Response: Using more historical data from SIPP would likely have introduced continuity and other methodological problems
SIPP does indeed go back farther than 1996. We chose that date because it was the beginning of an updated and revitalized SIPP that continues to this day. SIPP was substantially redesigned in 1996 to increase sample size and improve data quality. Combining different versions of SIPP could have introduced methodological problems. That doesn't mean one could not do it in the future, but it might raise as many questions as it would answer.
Had we used earlier data, it could be difficult to know to what extent changes to our earnings premiums estimates were caused by changes in the real world, and to what extent they were artifacts caused by changes to the SIPP methodology.
Because SIPP has developed and improved over time, the more recent data is more reliable than older historical data. All else being equal, a larger sample size and more years of data are preferable. However, data quality issues suggest focusing on more recent data.

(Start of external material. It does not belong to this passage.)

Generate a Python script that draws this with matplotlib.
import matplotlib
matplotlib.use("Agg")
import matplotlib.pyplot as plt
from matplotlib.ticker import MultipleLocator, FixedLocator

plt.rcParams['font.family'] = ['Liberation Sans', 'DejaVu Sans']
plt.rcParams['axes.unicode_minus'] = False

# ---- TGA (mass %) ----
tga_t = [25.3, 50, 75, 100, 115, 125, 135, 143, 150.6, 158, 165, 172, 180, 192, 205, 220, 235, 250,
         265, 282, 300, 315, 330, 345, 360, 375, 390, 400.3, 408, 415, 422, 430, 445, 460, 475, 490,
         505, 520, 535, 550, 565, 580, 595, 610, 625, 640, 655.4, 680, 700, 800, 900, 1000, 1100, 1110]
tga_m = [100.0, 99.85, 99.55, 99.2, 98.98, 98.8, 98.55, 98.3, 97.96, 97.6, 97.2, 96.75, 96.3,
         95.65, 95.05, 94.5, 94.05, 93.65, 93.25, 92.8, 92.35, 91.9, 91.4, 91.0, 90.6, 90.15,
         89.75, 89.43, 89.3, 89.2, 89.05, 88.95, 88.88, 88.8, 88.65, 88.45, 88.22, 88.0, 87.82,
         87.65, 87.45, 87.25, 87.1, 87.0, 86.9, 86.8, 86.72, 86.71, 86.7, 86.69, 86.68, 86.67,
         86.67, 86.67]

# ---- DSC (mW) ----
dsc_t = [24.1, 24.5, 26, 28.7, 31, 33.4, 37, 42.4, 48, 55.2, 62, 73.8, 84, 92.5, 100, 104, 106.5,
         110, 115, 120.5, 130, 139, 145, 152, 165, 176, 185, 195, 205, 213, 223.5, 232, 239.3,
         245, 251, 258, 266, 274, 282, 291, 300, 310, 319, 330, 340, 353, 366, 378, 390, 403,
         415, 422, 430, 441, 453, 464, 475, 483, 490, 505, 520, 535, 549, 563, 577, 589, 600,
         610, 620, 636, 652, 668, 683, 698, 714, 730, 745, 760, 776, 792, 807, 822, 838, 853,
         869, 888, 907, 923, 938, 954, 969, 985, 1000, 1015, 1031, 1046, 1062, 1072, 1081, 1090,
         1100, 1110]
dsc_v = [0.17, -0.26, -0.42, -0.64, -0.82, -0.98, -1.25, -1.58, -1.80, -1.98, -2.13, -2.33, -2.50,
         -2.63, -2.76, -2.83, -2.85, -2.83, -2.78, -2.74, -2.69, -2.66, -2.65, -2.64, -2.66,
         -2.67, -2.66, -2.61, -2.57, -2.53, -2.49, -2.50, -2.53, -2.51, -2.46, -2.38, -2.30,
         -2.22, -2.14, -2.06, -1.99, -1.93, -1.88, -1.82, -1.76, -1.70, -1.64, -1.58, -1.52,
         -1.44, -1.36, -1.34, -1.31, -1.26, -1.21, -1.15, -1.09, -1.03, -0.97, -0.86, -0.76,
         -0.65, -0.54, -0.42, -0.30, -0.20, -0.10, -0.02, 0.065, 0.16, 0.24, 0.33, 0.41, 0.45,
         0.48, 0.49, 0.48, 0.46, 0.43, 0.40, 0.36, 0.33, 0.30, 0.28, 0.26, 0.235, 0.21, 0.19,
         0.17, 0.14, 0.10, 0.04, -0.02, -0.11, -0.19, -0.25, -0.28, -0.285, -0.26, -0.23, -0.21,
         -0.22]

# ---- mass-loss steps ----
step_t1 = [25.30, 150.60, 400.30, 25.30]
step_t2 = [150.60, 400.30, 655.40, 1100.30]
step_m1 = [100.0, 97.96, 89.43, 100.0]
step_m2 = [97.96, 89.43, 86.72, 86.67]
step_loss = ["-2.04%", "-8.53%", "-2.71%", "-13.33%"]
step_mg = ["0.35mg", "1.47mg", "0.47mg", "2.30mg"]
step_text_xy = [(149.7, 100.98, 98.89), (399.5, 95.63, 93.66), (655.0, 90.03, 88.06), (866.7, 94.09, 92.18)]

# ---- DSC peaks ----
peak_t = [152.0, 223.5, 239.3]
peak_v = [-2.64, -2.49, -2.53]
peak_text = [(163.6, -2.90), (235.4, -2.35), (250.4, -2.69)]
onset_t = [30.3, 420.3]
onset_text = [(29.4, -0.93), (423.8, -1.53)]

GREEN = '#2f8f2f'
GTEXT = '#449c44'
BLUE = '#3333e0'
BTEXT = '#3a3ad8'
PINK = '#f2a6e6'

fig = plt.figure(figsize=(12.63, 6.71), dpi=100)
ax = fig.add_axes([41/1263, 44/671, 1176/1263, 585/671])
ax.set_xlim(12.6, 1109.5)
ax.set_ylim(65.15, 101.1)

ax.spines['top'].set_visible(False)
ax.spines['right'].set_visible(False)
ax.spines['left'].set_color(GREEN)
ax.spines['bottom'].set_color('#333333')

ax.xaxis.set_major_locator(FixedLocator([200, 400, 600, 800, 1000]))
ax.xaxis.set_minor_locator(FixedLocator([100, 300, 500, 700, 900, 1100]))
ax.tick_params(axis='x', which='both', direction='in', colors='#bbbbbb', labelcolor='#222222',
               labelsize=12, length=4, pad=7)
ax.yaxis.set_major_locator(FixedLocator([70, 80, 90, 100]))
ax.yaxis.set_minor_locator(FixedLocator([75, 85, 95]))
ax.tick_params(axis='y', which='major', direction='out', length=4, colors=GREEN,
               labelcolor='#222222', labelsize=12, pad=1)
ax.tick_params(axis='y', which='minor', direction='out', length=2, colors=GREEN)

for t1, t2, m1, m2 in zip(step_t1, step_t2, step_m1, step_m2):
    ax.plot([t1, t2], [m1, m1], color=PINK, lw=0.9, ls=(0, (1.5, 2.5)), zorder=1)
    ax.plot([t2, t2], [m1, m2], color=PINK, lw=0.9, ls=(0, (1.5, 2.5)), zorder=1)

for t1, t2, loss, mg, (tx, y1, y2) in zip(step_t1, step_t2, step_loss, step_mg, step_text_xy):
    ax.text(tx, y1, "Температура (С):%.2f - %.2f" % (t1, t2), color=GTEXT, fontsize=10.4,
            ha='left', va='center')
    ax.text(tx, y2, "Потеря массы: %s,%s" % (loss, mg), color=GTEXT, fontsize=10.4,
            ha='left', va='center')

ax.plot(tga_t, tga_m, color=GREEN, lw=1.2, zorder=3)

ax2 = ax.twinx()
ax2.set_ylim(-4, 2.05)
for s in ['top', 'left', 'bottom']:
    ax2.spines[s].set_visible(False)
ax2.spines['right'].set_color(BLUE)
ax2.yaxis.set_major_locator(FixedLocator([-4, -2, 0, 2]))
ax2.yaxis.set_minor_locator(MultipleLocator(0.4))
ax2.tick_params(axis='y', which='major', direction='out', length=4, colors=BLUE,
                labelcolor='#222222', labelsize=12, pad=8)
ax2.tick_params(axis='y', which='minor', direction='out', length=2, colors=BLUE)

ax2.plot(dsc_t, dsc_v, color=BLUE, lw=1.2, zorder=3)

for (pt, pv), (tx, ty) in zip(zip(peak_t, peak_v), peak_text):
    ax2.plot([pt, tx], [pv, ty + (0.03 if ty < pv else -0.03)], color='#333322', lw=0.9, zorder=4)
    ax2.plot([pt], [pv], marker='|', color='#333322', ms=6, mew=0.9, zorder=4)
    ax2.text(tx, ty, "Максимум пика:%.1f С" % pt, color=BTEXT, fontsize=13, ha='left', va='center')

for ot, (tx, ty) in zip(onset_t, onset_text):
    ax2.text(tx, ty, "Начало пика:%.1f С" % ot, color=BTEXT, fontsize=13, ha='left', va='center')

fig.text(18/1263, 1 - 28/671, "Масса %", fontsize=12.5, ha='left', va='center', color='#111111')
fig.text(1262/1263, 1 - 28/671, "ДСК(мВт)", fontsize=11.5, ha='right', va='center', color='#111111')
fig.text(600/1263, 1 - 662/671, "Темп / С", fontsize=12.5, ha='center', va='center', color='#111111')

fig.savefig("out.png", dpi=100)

If older data were included, it probably would have been appropriate to weight more recent and higher quality data more heavily than older and lower quality data. We would likely also have had to make adjustments for differences that might have been caused by changes in survey methodology. Such adjustments would inevitably have been controversial.
Because the sample size increased dramatically after 1996, including a few years of pre 1996 data would not provide as much new data or have the potential to change our estimates by nearly as much as Professor Tamanaha believes. There are also gaps in SIPP data from the 1980s because of insufficient funding.
These issues and the 1996 changes are explained at length in the Survey of Income and Program Participation User’s Guide.
Changes to the new 1996 version of SIPP include:
- Roughly doubling the sample size
- This improves the precision of estimates and shrinks standard errors
- Lengthening the panels from 3 years to 4 years
- This reduces the severity of the regression to the median problem
- Introducing computer assisted interviewing to improve data collection and reduce errors or the need to impute for missing data
- Introducing oversampling of low income neighborhoods
- This mitigates response bias issues we previously discussed, which are most likely to affect the bottom of the distribution
- New income
topcoding procedures were instituted with the 1996 Panel
- This will affect both means and various points in the distribution
- Topcoding is done on a monthly or quarterly basis, and can therefore undercount end of year bonuses, even for those who are not extremely high income year-round
Most government surveys topcode income data—that is, there is a maximum income that they will report. This is done to protect the privacy of high-income individuals who could more easily be identified from ostensibly confidential survey data if their incomes were revealed.
Because law graduates tend to have higher incomes than bachelor’s, topcoding introduces downward bias to earnings premiums estimates. Midstream changes to topcoding procedures can change this bias and create problems with respect to consistency and continuity.
Without going into more detail, the topcoding procedure that began in 1996 appears to be an improvement over the earlier topcoding procedure.
These are only a subset of the problems extending the SIPP data back past 1996 would have introduced. For us, the costs of backfilling data appear to outweigh the benefits. If other parties wish to pursue that course, we'll be interested in what they find, just as we hope others were interested in our findings.